The strategy of the right, if I read it correctly, does rely on the
people getting tired.  But the core of their strategy, IMO, is to try
and repeat Carlos Salinas' stunt after the 1988 election.  As you may
remember, Salinas lost the election to Cárdenas, but imposed himself
via fraud.  Cárdenas didn't put up a fight.  Carlos Salinas was
perceived as an illegitimate president by most Mexicans until a week
or so after his inauguration.  Barely a week had passed and this guy
had already surprised everybody with a series of spectacular moves
that showed him as a decisive m*****-f*****.  One of them was to send
the military to the northern Golf coast to snatch and throw in jail a
corrupt union leader who supported Cárdenas, but had a terrible public
reputation.  That action united the PRI around Salinas like nothing
else.  You hit the saddle to let the donkey know.

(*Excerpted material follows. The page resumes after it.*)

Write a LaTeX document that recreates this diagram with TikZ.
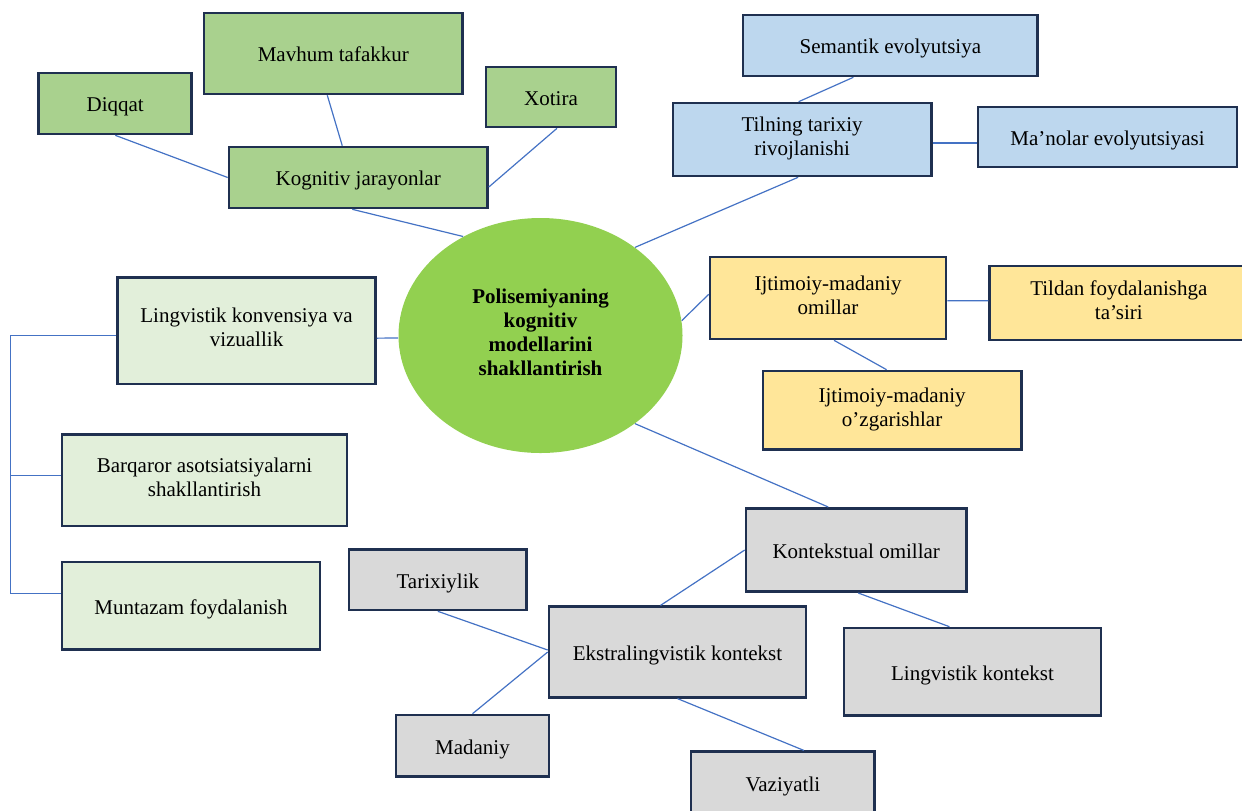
\documentclass[tikz,border=0pt]{standalone}
\usepackage{fontspec}
\setmainfont{Liberation Serif}
\usetikzlibrary{shapes.geometric,calc}
\definecolor{leaf}{HTML}{A9D18E}
\definecolor{sky}{HTML}{BDD7EE}
\definecolor{sand}{HTML}{FFE699}
\definecolor{mint}{HTML}{E2EFDA}
\definecolor{ash}{HTML}{D9D9D9}
\definecolor{hub}{HTML}{92D050}
\definecolor{edge}{HTML}{1F3050}
\definecolor{wire}{HTML}{4472C4}
\begin{document}
\begin{tikzpicture}[x=0.5pt,y=-0.5pt,
  box/.style={draw=edge, line width=1.3pt, inner sep=0pt, align=center,
    font=\fontsize{10.5}{12}\selectfont,
    execute at begin node={\rule{0pt}{11.4pt}},
    execute at end node={\rule[-3pt]{0pt}{3pt}}},
  link/.style={draw=wire, line width=0.6pt}]
\useasboundingbox (0,0) rectangle (1242,810);
\clip (0,0) rectangle (1242,810);

% central idea
\node[ellipse, fill=hub, inner sep=0pt, minimum width=142pt, minimum height=117.5pt,
  align=center, font=\fontsize{10.5}{12}\selectfont\bfseries,
  execute at begin node={\rule{0pt}{13pt}},
  execute at end node={\rule[-3pt]{0pt}{3pt}}] (ell) at (540.5,335.5)
  {Polisemiyaning\\kognitiv\\modellarini\\shakllantirish};

% cognitive processes
\node[box, fill=leaf, minimum width=76.5pt, minimum height=30.5pt] (diq) at (115.25,103.5) {Diqqat};
\node[box, fill=leaf, minimum width=129.3pt, minimum height=40.5pt] (mav) at (333.3,53.5) {Mavhum tafakkur};
\node[box, fill=leaf, minimum width=65pt, minimum height=30pt] (xot) at (551,97) {Xotira};
\node[box, fill=leaf, minimum width=129.25pt, minimum height=30.5pt] (kog) at (358.25,177.5) {Kognitiv jarayonlar};

% historical development
\node[box, fill=sky, minimum width=147.35pt, minimum height=30.5pt] (sem) at (890.35,45.5) {Semantik evolyutsiya};
\node[box, fill=sky, minimum width=129.3pt, minimum height=36.5pt] (til) at (802.1,139.5) {Tilning tarixiy\\rivojlanishi};
\node[box, fill=sky, minimum width=129.5pt, minimum height=30pt] (man) at (1107.5,137) {Ma’nolar evolyutsiyasi};

% socio-cultural factors
\node[box, fill=sand, minimum width=118pt, minimum height=41pt] (ijt) at (828,298) {Ijtimoiy-madaniy\\omillar};
\node[box, fill=sand, minimum width=129.15pt, minimum height=37pt] (tild) at (1118.85,303) {Tildan foydalanishga\\ta’siri};
\node[box, fill=sand, minimum width=129.3pt, minimum height=39.15pt] (ozg) at (892.1,410.15) {Ijtimoiy-madaniy\\o’zgarishlar};

% linguistic convention
\node[box, fill=mint, minimum width=129.1pt, minimum height=53.35pt] (lk) at (246.5,330.65) {Lingvistik konvensiya va\\vizuallik};
\node[box, fill=mint, minimum width=142.5pt, minimum height=45.85pt] (bar) at (204.5,480.15) {Barqaror asotsiatsiyalarni\\shakllantirish};
\node[box, fill=mint, minimum width=129pt, minimum height=43.65pt] (mun) at (191,605.65) {Muntazam foydalanish};

% contextual factors
\node[box, fill=ash, minimum width=88.85pt, minimum height=30.35pt] (tar) at (437.85,579.65) {Tarixiylik};
\node[box, fill=ash, minimum width=110.25pt, minimum height=41.7pt] (kont) at (856.25,550) {Kontekstual omillar};
\node[box, fill=ash, minimum width=128.5pt, minimum height=45.3pt] (ekst) at (677.5,652) {Ekstralingvistik kontekst};
\node[box, fill=ash, minimum width=128.5pt, minimum height=43.85pt] (lingk) at (972.5,671.85) {Lingvistik kontekst};
\node[box, fill=ash, minimum width=76.5pt, minimum height=30.85pt] (mad) at (472.5,745.85) {Madaniy};
\node[box, fill=ash, minimum width=91.85pt, minimum height=31.65pt] (vaz) at (782.85,783.35) {Vaziyatli};

% connectors
\draw[link] (diq.south) -- (kog.west);
\draw[link] ($(mav.south)+(-6,0)$) -- ($(kog.north)+(-16,0)$);
\draw[link] ($(xot.south)+(6,0)$) -- ($(kog.east)+(0,9.5)$);
\draw[link] ($(kog.south)+(-6,0)$) -- (ell.128.5);

\draw[link] ($(sem.south)+(-37,0)$) -- ($(til.north)+(-3.5,0)$);
\draw[link] ($(til.east)+(0,3.5)$) -- ($(man.west)+(0,6)$);
\draw[link] ($(til.south)+(-4,0)$) -- (ell.43);

\draw[link] (ell.6.3) -- ($(ijt.west)+(0,-3.7)$);
\draw[link] ($(ijt.east)+(0,2.7)$) -- ($(tild.west)+(0,-2.3)$);
\draw[link] ($(ijt.south)+(6,0)$) -- ($(ozg.north)+(-5.5,0)$);

\draw[link] ($(lk.east)+(0,7.5)$) -- (ell.181);
\path ($(lk.west)+(0,4.5)$) coordinate (l1)
      ($(bar.west)+(0,-5)$) coordinate (b1)
      ($(mun.west)+(0,-12.5)$) coordinate (m1);
\coordinate (spine) at (10.7,0);
\draw[link] (l1) -- (spine |- l1) -- (spine |- m1) -- (m1);
\draw[link] (spine |- b1) -- (b1);

\draw[link] (ell.-43.7) -- ($(kont.north)+(-28,0)$);
\draw[link] ($(kont.south)+(2,0)$) -- ($(lingk.north)+(-23,0)$);
\draw[link] ($(ekst.north)+(-17,0)$) -- (kont.west);
\draw[link] (tar.south) -- ($(ekst.west)+(0,-2)$);
\draw[link] (mad.north) -- (ekst.west);
\draw[link] (ekst.south) -- ($(vaz.north)+(21,0)$);
\end{tikzpicture}
\end{document}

Very soon, Salinas launched a well-prepared campaign to get Mexico's
public debt a substantial break with the international banks.  Without
a public fuss, he made a very credible threat of default that made the
banks cave in.  At the time, this was totally unprecedented.  Like 20%
of Mexico's debt was slashed.  The economy revived.  On the social
front, Salinas put together a social program called "Solidaridad" that
did a lot to defuse the social wave that Cárdenas rode in 1988.

Salinas left power as an incredibly popular president, even though the
Zapatista uprising and the killing of Colosio and Ruíz Massieu in 1994
did begin to dim his aura.  Then the peso plunge of late 1994-early
1995 reversed the rest of of his popularity.  Zedillo blamed it all on
Salinas.  The people, perhaps retrieving and adding as an extra factor
the memory of the 1988 massive fraud against Cárdenas, believed
Zedillo and turned against Salinas.  He hasn't since been able to
rebuild his reputation -- and not for lacking of trying.

In the current case, the social front -- key in Salinas' strategy --
is not very likely to work for Calderón.  He is making noises.  So he
probably thinks he can show some token results on the poverty front to
co-opt some of the poor who supported López Obrador.  He's probably
going to try to reinforce the Sedesol (Josefina Vazquez Mota, former
Sedesol minister, was her campaign manager), which is the bureaucratic
apparatus that resulted from Salinas' "Solidaridad."

But I don't think Calderón's success is likely.  Why?  First, people
learn and discount.  Token results won't do this time around.  Second,
as much as Salinas tried to use "Solidaridad" as a way to weaken the
old PRI corporatist structures (the old unions, peasant organizations,
etc. didn't like his economic restructuring), he drew from that well
of institutional knowledge the PRI had built from the time when the
Carranza-Obregón-Calles wing of the revolution coopted the social
program of the revolution.  Not for nothing the PRI clinged to power
longer than the CPSU.

If the experience of the Sedesol under Fox is any guide, the PAN is
totally tone deaf in approaching the needs of the poor.  For the PAN,
dealing effectively and respectfully with the working poor -- without
patronizing them or moralizing about their situation -- is as contra
natura as a Republican administration helping effectively Katrina's
victims in New Orleans.  So, I don't think they have much of chance.
If on top of that, the movement makes the right moves (assuming
Calderón becomes president, which it's not yet to be taken for
granted), then Calderón is going to be even more constrained.